**WHAT IS REQUIRED**.
Retype the whole listing, please, keeping every line exact and dropping the pictures.

**DATASET EXTRACT**.
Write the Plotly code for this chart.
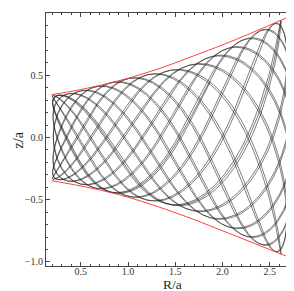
import numpy as np
import plotly.graph_objects as go

# ---- values ----
corner_outer = [2.62, 0.94]   # cusp of the orbit at large R (R/a, z/a), start at rest
corner_inner = [0.19, 0.32]   # inner corner of the orbit (same energy)
# model potential parameters (tuned to reproduce the orbit envelope)
Rd = 0.75        # radial scale of the vertical restoring force
nu2_ref = 2.0    # vertical frequency^2 at R = 1.3
s_core = 1.0     # core radius of the radial potential
h_soft = 0.3     # vertical softening length
T_total = 250.0  # integration time

# red envelope curves
env_R = [0.19, 0.5, 0.8, 1.0, 1.316, 1.7, 2.0, 2.3, 2.7]
env_top = [0.343, 0.385, 0.436, 0.476, 0.55, 0.657, 0.744, 0.837, 0.969]
envb_R = [0.19, 0.5, 0.8, 1.0, 1.316, 1.7, 2.0, 2.3, 2.82]
envb_z = [-0.348, -0.39, -0.44, -0.48, -0.556, -0.66, -0.75, -0.84, -0.998]

x_ticks = [0.5, 1.0, 1.5, 2.0, 2.5]
y_ticks = [-1.0, -0.5, 0.0, 0.5, 1.0]

A = nu2_ref * np.exp(1.3 / Rd)
h = h_soft


def phi(R, z):
    return -1.0 / np.sqrt(R * R + s_core ** 2) + A * np.exp(-R / Rd) * h * h * np.log(np.cosh(z / h))


def accel(R, z, Lz2):
    ex = A * np.exp(-R / Rd)
    lc = np.log(np.cosh(z / h))
    aR = -R / (R * R + s_core ** 2) ** 1.5 + ex / Rd * h * h * lc + Lz2 / R ** 3
    az = -ex * h * np.tanh(z / h)
    return aR, az


R1, z1 = corner_outer
R2, z2 = corner_inner
Lz2 = 2 * (phi(R1, z1) - phi(R2, z2)) / (1 / R2 ** 2 - 1 / R1 ** 2)

dt = 0.002
n = int(T_total / dt)
keep = 8
R, z, vR, vz = R1, z1, 0.0, 0.0
aR, az = accel(R, z, Lz2)
Rs = [R]
Zs = [z]
for i in range(1, n + 1):
    vR += 0.5 * dt * aR
    vz += 0.5 * dt * az
    R += dt * vR
    z += dt * vz
    aR, az = accel(R, z, Lz2)
    vR += 0.5 * dt * aR
    vz += 0.5 * dt * az
    if i % keep == 0:
        Rs.append(R)
        Zs.append(z)

fig = go.Figure()
fig.add_trace(go.Scatter(x=Rs, y=Zs, mode="lines",
                         line=dict(color="rgba(20,20,20,0.85)", width=0.65), hoverinfo="skip"))
fig.add_trace(go.Scatter(x=env_R, y=env_top, mode="lines",
                         line=dict(color="#ff2a2a", width=0.9, shape="spline"), hoverinfo="skip"))
fig.add_trace(go.Scatter(x=envb_R, y=envb_z, mode="lines",
                         line=dict(color="#ff2a2a", width=0.9, shape="spline"), hoverinfo="skip"))

axis_common = dict(showline=True, mirror="ticks", linecolor="#444", linewidth=1,
                   ticks="inside", ticklen=4, tickcolor="#444", showgrid=False, zeroline=False,
                   tickfont=dict(family="Liberation Serif", size=10, color="#333"),
                   minor=dict(ticks="inside", ticklen=2, dtick=0.1, tickcolor="#444"))
fig.update_layout(width=294, height=291, margin=dict(l=38, r=3, t=5, b=33),
                  paper_bgcolor="white", plot_bgcolor="white", showlegend=False)
fig.update_xaxes(range=[0.132, 2.81], tickvals=x_ticks, tickformat=".1f", ticklabelstandoff=-4, **axis_common)
fig.update_yaxes(range=[-1.033, 1.0], tickvals=y_ticks, tickformat=".1f", **axis_common)
fig.add_annotation(x=0.5, y=-0.074, xref="paper", yref="paper", text="R/a", showarrow=False,
                   xanchor="center", yanchor="middle", font=dict(family="Liberation Serif", size=13.5, color="#222"))
fig.add_annotation(x=-0.107, y=0.5, xref="paper", yref="paper", text="z/a", showarrow=False, textangle=-90,
                   xanchor="center", yanchor="middle", font=dict(family="Liberation Serif", size=14, color="#222"))
fig.write_html("out.html")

**FINAL RESULT**.
Write the Plotly code for this chart.
import numpy as np
import plotly.graph_objects as go

# ---- values ----
corner_outer = [2.62, 0.94]   # cusp of the orbit at large R (R/a, z/a), start at rest
corner_inner = [0.19, 0.32]   # inner corner of the orbit (same energy)
# model potential parameters (tuned to reproduce the orbit envelope)
Rd = 0.75        # radial scale of the vertical restoring force
nu2_ref = 2.0    # vertical frequency^2 at R = 1.3
s_core = 1.0     # core radius of the radial potential
h_soft = 0.3     # vertical softening length
T_total = 250.0  # integration time

# red envelope curves
env_R = [0.19, 0.5, 0.8, 1.0, 1.316, 1.7, 2.0, 2.3, 2.7]
env_top = [0.343, 0.385, 0.436, 0.476, 0.55, 0.657, 0.744, 0.837, 0.969]
envb_R = [0.19, 0.5, 0.8, 1.0, 1.316, 1.7, 2.0, 2.3, 2.82]
envb_z = [-0.348, -0.39, -0.44, -0.48, -0.556, -0.66, -0.75, -0.84, -0.998]

x_ticks = [0.5, 1.0, 1.5, 2.0, 2.5]
y_ticks = [-1.0, -0.5, 0.0, 0.5, 1.0]

A = nu2_ref * np.exp(1.3 / Rd)
h = h_soft


def phi(R, z):
    return -1.0 / np.sqrt(R * R + s_core ** 2) + A * np.exp(-R / Rd) * h * h * np.log(np.cosh(z / h))


def accel(R, z, Lz2):
    ex = A * np.exp(-R / Rd)
    lc = np.log(np.cosh(z / h))
    aR = -R / (R * R + s_core ** 2) ** 1.5 + ex / Rd * h * h * lc + Lz2 / R ** 3
    az = -ex * h * np.tanh(z / h)
    return aR, az


R1, z1 = corner_outer
R2, z2 = corner_inner
Lz2 = 2 * (phi(R1, z1) - phi(R2, z2)) / (1 / R2 ** 2 - 1 / R1 ** 2)

dt = 0.002
n = int(T_total / dt)
keep = 8
R, z, vR, vz = R1, z1, 0.0, 0.0
aR, az = accel(R, z, Lz2)
Rs = [R]
Zs = [z]
for i in range(1, n + 1):
    vR += 0.5 * dt * aR
    vz += 0.5 * dt * az
    R += dt * vR
    z += dt * vz
    aR, az = accel(R, z, Lz2)
    vR += 0.5 * dt * aR
    vz += 0.5 * dt * az
    if i % keep == 0:
        Rs.append(R)
        Zs.append(z)

fig = go.Figure()
fig.add_trace(go.Scatter(x=Rs, y=Zs, mode="lines",
                         line=dict(color="rgba(20,20,20,0.85)", width=0.65), hoverinfo="skip"))
fig.add_trace(go.Scatter(x=env_R, y=env_top, mode="lines",
                         line=dict(color="#ff2a2a", width=0.9, shape="spline"), hoverinfo="skip"))
fig.add_trace(go.Scatter(x=envb_R, y=envb_z, mode="lines",
                         line=dict(color="#ff2a2a", width=0.9, shape="spline"), hoverinfo="skip"))

axis_common = dict(showline=True, mirror="ticks", linecolor="#444", linewidth=1,
                   ticks="inside", ticklen=4, tickcolor="#444", showgrid=False, zeroline=False,
                   tickfont=dict(family="Liberation Serif", size=10, color="#333"),
                   minor=dict(ticks="inside", ticklen=2, dtick=0.1, tickcolor="#444"))
fig.update_layout(width=294, height=291, margin=dict(l=38, r=3, t=5, b=33),
                  paper_bgcolor="white", plot_bgcolor="white", showlegend=False)
fig.update_xaxes(range=[0.132, 2.81], tickvals=x_ticks, tickformat=".1f", ticklabelstandoff=-4, **axis_common)
fig.update_yaxes(range=[-1.033, 1.0], tickvals=y_ticks, tickformat=".1f", **axis_common)
fig.add_annotation(x=0.5, y=-0.074, xref="paper", yref="paper", text="R/a", showarrow=False,
                   xanchor="center", yanchor="middle", font=dict(family="Liberation Serif", size=13.5, color="#222"))
fig.add_annotation(x=-0.107, y=0.5, xref="paper", yref="paper", text="z/a", showarrow=False, textangle=-90,
                   xanchor="center", yanchor="middle", font=dict(family="Liberation Serif", size=14, color="#222"))
fig.write_html("out.html")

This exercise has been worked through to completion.